▶ [What to produce] Answer with one number only: the number of lines that include the word "chart".
══ Source data ══
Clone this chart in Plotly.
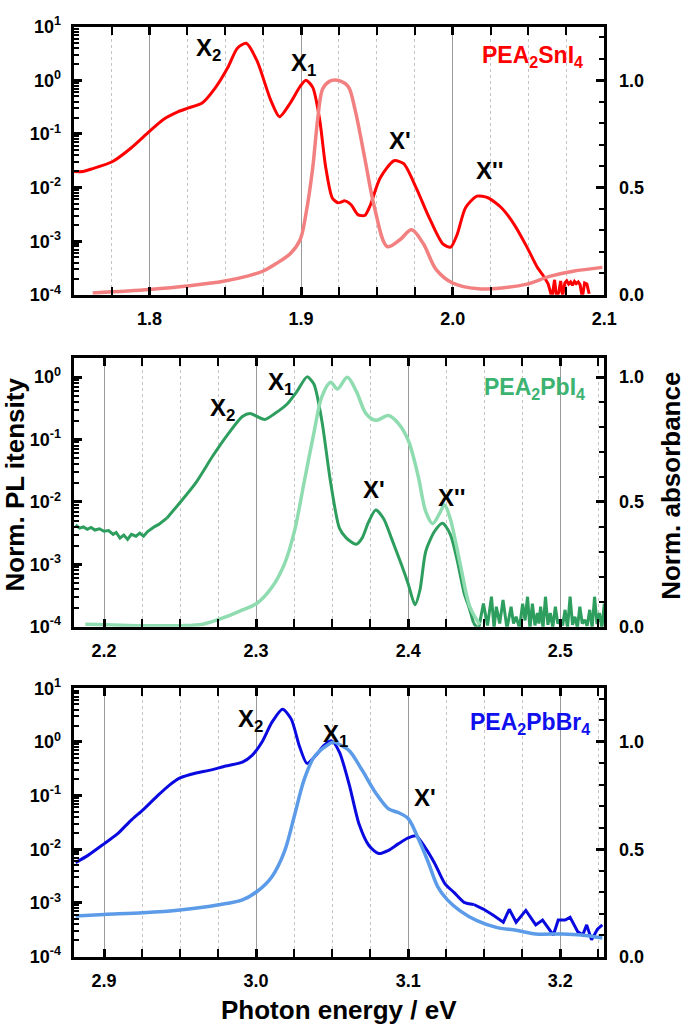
═══
══ Source data ══
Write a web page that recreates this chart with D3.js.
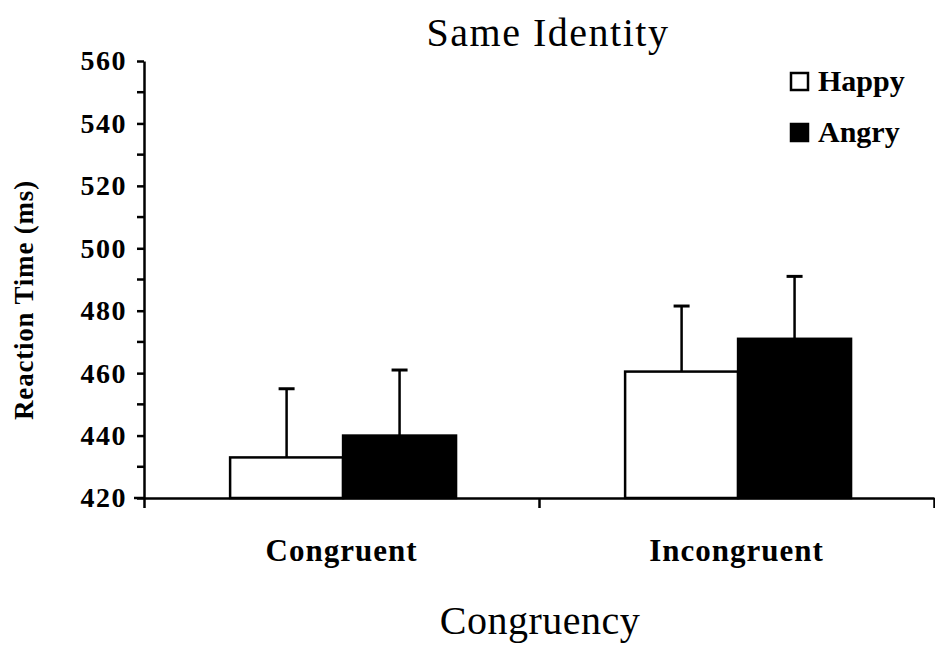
═══
══ Source data ══
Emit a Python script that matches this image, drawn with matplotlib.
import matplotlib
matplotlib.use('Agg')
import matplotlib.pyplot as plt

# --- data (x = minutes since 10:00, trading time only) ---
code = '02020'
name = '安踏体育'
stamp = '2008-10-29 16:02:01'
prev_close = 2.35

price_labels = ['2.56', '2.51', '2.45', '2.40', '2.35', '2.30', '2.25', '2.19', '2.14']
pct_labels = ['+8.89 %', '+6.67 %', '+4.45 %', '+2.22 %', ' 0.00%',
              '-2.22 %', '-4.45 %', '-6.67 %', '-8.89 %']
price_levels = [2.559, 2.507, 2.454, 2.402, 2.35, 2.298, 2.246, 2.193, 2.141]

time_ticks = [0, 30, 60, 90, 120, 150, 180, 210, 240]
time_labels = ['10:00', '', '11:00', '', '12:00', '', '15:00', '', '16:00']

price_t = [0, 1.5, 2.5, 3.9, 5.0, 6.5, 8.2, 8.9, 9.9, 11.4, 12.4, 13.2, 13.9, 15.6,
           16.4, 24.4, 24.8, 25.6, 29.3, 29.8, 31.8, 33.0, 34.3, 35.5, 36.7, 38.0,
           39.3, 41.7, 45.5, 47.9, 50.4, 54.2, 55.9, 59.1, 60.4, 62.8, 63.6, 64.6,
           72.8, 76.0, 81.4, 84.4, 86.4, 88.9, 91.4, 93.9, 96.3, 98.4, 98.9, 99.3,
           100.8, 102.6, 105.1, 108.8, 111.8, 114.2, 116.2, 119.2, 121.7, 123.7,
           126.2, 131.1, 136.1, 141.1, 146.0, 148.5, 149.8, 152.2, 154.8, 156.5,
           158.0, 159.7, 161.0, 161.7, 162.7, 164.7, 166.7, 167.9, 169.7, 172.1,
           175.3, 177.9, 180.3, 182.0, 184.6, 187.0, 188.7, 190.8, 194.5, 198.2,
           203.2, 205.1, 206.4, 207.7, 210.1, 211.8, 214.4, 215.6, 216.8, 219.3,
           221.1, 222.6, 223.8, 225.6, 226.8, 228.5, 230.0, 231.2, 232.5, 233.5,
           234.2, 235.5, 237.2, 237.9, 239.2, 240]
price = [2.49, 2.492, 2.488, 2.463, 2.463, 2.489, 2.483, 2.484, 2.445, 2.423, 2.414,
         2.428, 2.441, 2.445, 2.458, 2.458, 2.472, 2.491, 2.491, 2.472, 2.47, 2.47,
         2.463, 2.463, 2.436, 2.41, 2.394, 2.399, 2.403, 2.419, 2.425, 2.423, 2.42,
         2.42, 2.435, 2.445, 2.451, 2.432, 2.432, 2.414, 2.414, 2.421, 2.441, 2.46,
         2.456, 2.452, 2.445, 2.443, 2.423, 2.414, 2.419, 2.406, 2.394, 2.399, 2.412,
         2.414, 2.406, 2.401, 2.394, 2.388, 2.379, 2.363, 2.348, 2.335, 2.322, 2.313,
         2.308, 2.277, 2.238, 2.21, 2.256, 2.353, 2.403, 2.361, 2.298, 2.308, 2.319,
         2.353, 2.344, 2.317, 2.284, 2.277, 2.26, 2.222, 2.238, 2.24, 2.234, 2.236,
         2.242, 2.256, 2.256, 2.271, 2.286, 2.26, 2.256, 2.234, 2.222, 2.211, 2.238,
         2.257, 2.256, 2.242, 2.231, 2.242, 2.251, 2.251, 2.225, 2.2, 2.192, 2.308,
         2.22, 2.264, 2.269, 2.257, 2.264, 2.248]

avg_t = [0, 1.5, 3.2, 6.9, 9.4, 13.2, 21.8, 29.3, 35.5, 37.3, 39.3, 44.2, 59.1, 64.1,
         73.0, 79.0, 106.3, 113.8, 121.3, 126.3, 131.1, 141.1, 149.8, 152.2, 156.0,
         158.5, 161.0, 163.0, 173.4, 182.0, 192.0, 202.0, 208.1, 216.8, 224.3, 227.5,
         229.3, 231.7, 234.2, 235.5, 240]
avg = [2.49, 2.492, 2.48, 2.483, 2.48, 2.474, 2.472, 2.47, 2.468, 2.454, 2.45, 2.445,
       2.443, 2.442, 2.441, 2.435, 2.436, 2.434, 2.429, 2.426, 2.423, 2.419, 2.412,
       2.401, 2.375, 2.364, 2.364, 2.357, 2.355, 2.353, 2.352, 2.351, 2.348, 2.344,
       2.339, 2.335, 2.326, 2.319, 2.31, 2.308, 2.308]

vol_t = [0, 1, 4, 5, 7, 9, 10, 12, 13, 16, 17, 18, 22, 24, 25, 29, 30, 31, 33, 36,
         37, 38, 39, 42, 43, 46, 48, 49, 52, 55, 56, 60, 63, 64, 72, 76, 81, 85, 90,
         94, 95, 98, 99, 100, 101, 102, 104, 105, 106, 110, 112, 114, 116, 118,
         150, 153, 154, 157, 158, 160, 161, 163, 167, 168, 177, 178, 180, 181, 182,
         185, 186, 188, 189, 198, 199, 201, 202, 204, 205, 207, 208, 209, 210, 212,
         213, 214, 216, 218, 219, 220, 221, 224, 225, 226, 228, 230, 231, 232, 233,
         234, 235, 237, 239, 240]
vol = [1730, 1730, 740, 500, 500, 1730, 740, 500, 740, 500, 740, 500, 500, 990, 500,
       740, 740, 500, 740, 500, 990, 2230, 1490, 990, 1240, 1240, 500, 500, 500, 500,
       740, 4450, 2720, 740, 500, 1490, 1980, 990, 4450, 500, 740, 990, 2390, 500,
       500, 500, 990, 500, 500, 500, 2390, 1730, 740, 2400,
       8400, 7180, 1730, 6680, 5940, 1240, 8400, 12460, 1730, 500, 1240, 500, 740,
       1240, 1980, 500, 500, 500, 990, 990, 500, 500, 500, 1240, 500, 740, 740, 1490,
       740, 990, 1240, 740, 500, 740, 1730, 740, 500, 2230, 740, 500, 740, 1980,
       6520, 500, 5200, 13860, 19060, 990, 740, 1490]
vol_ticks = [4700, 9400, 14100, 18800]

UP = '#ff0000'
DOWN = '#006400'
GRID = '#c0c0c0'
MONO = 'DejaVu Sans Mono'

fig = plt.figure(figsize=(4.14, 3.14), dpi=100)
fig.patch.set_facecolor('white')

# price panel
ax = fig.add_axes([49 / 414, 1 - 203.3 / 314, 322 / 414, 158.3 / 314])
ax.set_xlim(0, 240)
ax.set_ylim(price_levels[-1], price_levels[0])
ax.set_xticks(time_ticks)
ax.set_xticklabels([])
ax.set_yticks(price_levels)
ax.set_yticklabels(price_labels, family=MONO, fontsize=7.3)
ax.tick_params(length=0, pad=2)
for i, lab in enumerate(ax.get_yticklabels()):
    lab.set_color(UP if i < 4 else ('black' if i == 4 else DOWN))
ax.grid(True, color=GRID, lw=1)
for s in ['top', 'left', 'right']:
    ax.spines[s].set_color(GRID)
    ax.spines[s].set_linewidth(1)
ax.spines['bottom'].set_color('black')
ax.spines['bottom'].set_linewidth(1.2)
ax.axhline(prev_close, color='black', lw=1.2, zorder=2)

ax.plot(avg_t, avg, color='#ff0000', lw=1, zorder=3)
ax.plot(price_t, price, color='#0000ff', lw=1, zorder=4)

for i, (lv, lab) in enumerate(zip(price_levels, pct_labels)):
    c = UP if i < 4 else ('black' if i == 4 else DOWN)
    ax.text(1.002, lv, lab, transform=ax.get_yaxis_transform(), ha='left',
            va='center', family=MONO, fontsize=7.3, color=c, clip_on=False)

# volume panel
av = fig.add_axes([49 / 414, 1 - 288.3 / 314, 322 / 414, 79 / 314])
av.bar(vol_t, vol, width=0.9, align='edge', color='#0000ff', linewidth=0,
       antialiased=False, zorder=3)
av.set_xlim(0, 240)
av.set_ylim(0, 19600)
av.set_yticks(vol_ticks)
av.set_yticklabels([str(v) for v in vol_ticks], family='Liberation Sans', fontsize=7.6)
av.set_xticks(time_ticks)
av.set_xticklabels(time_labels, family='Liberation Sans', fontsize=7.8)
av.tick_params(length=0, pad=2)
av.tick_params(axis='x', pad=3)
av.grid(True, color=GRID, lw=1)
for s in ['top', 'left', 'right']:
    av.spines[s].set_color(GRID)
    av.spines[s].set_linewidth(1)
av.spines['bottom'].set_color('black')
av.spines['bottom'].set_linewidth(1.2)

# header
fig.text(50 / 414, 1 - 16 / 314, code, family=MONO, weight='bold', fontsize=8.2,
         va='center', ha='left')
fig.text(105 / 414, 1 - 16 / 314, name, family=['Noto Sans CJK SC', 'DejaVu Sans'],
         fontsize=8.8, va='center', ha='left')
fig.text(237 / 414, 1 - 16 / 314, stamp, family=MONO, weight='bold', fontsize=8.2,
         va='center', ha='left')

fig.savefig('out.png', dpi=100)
═══
▶ [Exercise solution] 2